I set the following requirements:

  • All around ACID guarantees, that can be debated, and goes against the current practice called BASE or eventual consistency where eventually, the data is both in the primary source of truth and in secondary systems like elastic search or REDIS. The rationale for that requirement is that it is easier to reason about the system if all instructions are applied OR none are applied. Unlike a system that is eventually consistent, where synchronization between several source of truth must be handled by ad-hoc code.

  • Poly-structured data: relational, recursive, text, time and space.

  • Embedded in host language, that is I did not want to fiddle with string interpolation or yet-another-domain-specific-language. That is a case of monoculture to some extent. But it is also a case for ease-of-use, because since the API is available in the host language, it is easy to tape into existing IDE feature for auto-completion and type checking.

  • Scale horizontally, that is you keep the above requirements while throwing more commodity hardware at it.

This requirements lead me to OKVS databases, because I did not want to create a new system from scratch and also because OKVS are versatile enough to cover all the requirements I have set.

I reply in another post what I think of the other systems.

  • postgresql / mongodb

    • not embedded in host language. An external service makes the target solution, more complicated to setup. Specialized indices, must be written in C or C++ and require extra data ops like postgresql full-text search requires manual operation to extend the dictionary of synonyms
    • not horizontally scalable
  • neo4j

    • not embedded in host language + extra service
    • not horizontally scalable
    • no support for specialized indices as part of transactions
    • no support for poly-structured data, that is text and geo-spatial data requires yet-another-service.
  • virtuoso

    • not embedded in host language + extra service
    • not horizontally scalable
    • ACID support is unclear
    • poly-structured data support is unclear
  • tinkerpop / rexster / blueprints / janusgraph

    • blueprints was embedded but JVM-to-Python interop is slow. Not maintained?
    • not horizontally scalable
    • no support for indices as part of transactions
    • no support for poly-structured data, that is text and geo-spatial data requires yet-another-service.
  • wikidata / wikibase + blazegraph

    • microservices approach, make it very difficult to reproduce.
    • blazegraph is not maintained
    • Eventually consistent
    • Not horizontally scalable
  • db.nomics.world / datahub.io

    • both rely on git + elastic search / solr + custom code
    • difficult to reproduce
    • git can not easily track the history of a given table cell
    • git does not scale with the size of the data
  • data.world

    • That is proprietary.
  • R&Wbase / R43ples / rdfostrich / QuitStore

    • rdfostrich rely on kyotocabinet that does not offer transactions
    • QuitStore rely on git, hence subject to the same limitation as git ie. does not scale in terms of data size.
    • I did not manage to run the R&Wbase / R43ples
  • qri.io

    • As far as I know, that is not meant for cooperation in the large, it is more like a git-for-structured-data, cooperation in the small.

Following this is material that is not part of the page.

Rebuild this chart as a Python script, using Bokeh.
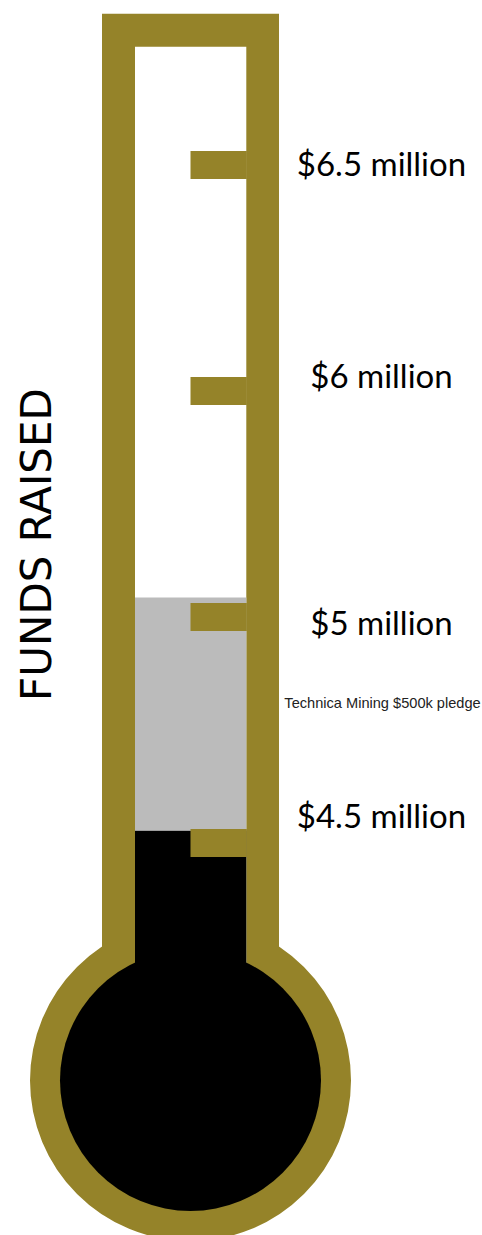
import math
from bokeh.plotting import figure
from bokeh.models import Range1d
from bokeh.core.properties import value
from bokeh.embed import file_html
from bokeh.resources import INLINE

# ---- data ----
tick_labels = ["$6.5 million", "$6 million", "$5 million", "$4.5 million"]
tick_levels = [3, 2, 1, 0]          # evenly spaced marks on the thermometer
raised_level = 0.055                # black fill (funds raised)
pledged_level = 1.086               # grey fill (incl. pledge)
pledge_note = "Technica Mining $500k pledge"
title_text = "FUNDS RAISED"

# ---- layout (pixel x, level-unit y) ----
W, H = 482, 1235
PX_PER_LEVEL = 226.0
Y_TOP = 842.5 / PX_PER_LEVEL
Y_BOT = Y_TOP - H / PX_PER_LEVEL

def lv(px):
    """picture y (pixels from top) -> level units"""
    return Y_TOP - px / PX_PER_LEVEL

GOLD = "#958329"
GREY = "#BBBBBB"
CX = 190.0
OUT_L, OUT_R = 101.5, 278.5
IN_L, IN_R = 134.5, 245.8
TUBE_BOTTOM = lv(1000)
BULB_Y = lv(1080)

p = figure(width=W, height=H, x_range=Range1d(0, W), y_range=Range1d(Y_BOT, Y_TOP),
           output_backend="svg", toolbar_location=None, min_border=0,
           x_axis_location=None, y_axis_location=None)
p.grid.visible = False
p.outline_line_color = None
p.background_fill_color = "white"
p.border_fill_color = "white"

# outer shell
p.circle(x=[CX], y=[BULB_Y], radius=160.5, fill_color=GOLD, line_color=None)
p.quad(left=[OUT_L], right=[OUT_R], top=[lv(13.3)], bottom=[TUBE_BOTTOM], fill_color=GOLD, line_color=None)
# inner tube
p.quad(left=[IN_L], right=[IN_R], top=[lv(46.3)], bottom=[TUBE_BOTTOM], fill_color="white", line_color=None)
# bulb
p.circle(x=[CX], y=[BULB_Y], radius=130.5, fill_color="black", line_color=None)
# fills
p.quad(left=[IN_L], right=[IN_R], top=[raised_level], bottom=[TUBE_BOTTOM], fill_color="black", line_color=None)
p.quad(left=[IN_L], right=[IN_R], top=[pledged_level], bottom=[raised_level], fill_color=GREY, line_color=None)

# tick marks
half = 14.0 / PX_PER_LEVEL
p.quad(left=[190.0] * len(tick_levels), right=[IN_R + 0.5] * len(tick_levels),
       top=[t + half for t in tick_levels], bottom=[t - half for t in tick_levels],
       fill_color=GOLD, line_color=None)

# tick labels (vertical offsets relative to marks)
label_offsets = [0.009, 0.071, -0.024, 0.122]
p.text(x=[381] * len(tick_labels), y=[t + o for t, o in zip(tick_levels, label_offsets)],
       text=tick_labels, text_align="center", text_baseline="middle",
       text_font=value("Lato"), text_font_size="33px", text_color="black")

# pledge note
p.text(x=[382], y=[lv(702)], text=[pledge_note], text_align="center", text_baseline="middle",
       text_font=value("Liberation Sans"), text_font_size="14.6px", text_color="#222222")

# vertical title
p.text(x=[35.5], y=[lv(544)], text=[title_text], angle=math.pi / 2, text_align="center",
       text_baseline="middle", text_font=value("DejaVu Sans"), text_font_size="42px",
       text_color="black")

open("out.html", "w").write(file_html(p, INLINE))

No mainstream database system has the requirements I have set.

What lead me to copernic and in general adopt OKVS, is that it more versatile, more tested, more straight forward approach to designing higher level databases. OKVS are powerful, simple and elegant.

I forgot to mention it here and nobody cared to ask. There is trick of some sort.

To summarize:

  • If you are serious about Software Engineering and want to build an Artificial Intelligence system, I urge you to consider Ordered Key-Value Store with ACID transaction (prefered: wiredtiger, foundationdb)

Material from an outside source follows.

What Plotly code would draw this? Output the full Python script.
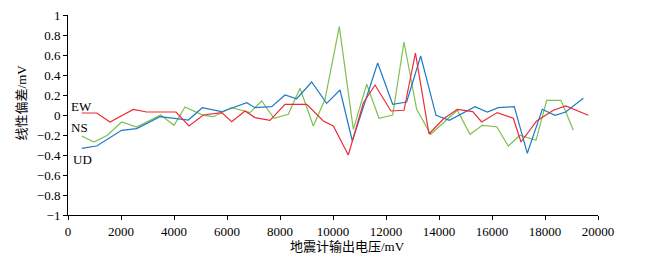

  • The first result of my work is dubbed, generic tuple store (nstore), it is a generalization of triple and quad store to tuples of n items. To achieve, what blazegraph calls “perfect indices”, the code rely on a math result: the covering of the Boolean lattice by minimal number of maximal chains. That leads to a storage factor when n=5 items in a tuple of 10.

  • Then, because nstore allows to query data in every “dimensions”, it is a good fit for storing the history of a triple store. This assumes, you do not know what query you want to execute over the history.

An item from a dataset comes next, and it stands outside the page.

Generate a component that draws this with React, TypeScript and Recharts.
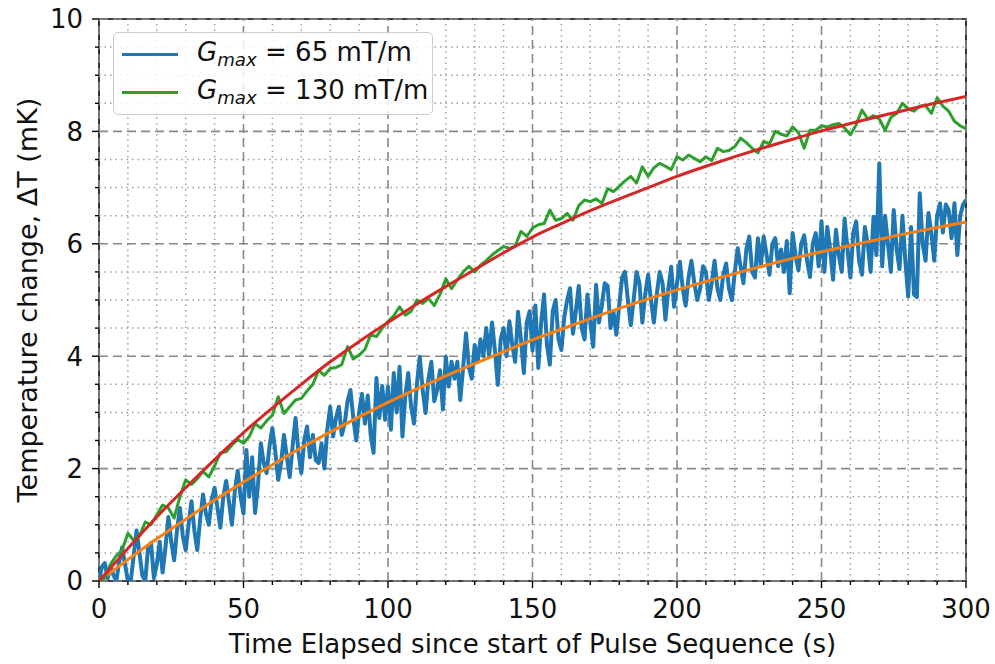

  • Given the nstore one can build a Directed-Acyclic-Graph git-like history: DAG approach may be useful in a cooperation-in-the-small approach, but requires when merging a branch in the main branch to “copy” and recompute the history significance and update the snapshot.

  • Given the nstore one can build a single branch history, that is more scalable and is meant for “cooperation-in-the-large” this is what copernic is about. This is a Proof-of-Concept. When foundationdb replication is 2 (aka. at least two machines must be up to make progress), with the nstore storage factor of 10, it result in a storage factor of 50. That is to store wikidata, one would need approximatly 2*50 TB = 100 TB of SSD, if you include RAID 1, it becomes 200 TB spread over multiple commodity hardware.

Note: If you look at cloud or dedicated server provider pricings, sure thing you will notice that 200 TB of SSD is a lot of money. Also in the case of cloud providers, the performances are poor. However, the equivalent SSD hardware is approximately $20,000. If you add to the price of the SSD the price a rack server (50 racks at $500), it ends up around $55,000 without location fees, maintenance or renew. In comparison, not an apple-to-apple comparison, the cost PER MONTH to have 200TB of SSD on GCP is $34,641.92.

Like I wrote somewhere else, I do not want to compete with wikidata or dbpedia, I am looking for a use-case that completes the current #opendata #openknowledge offering.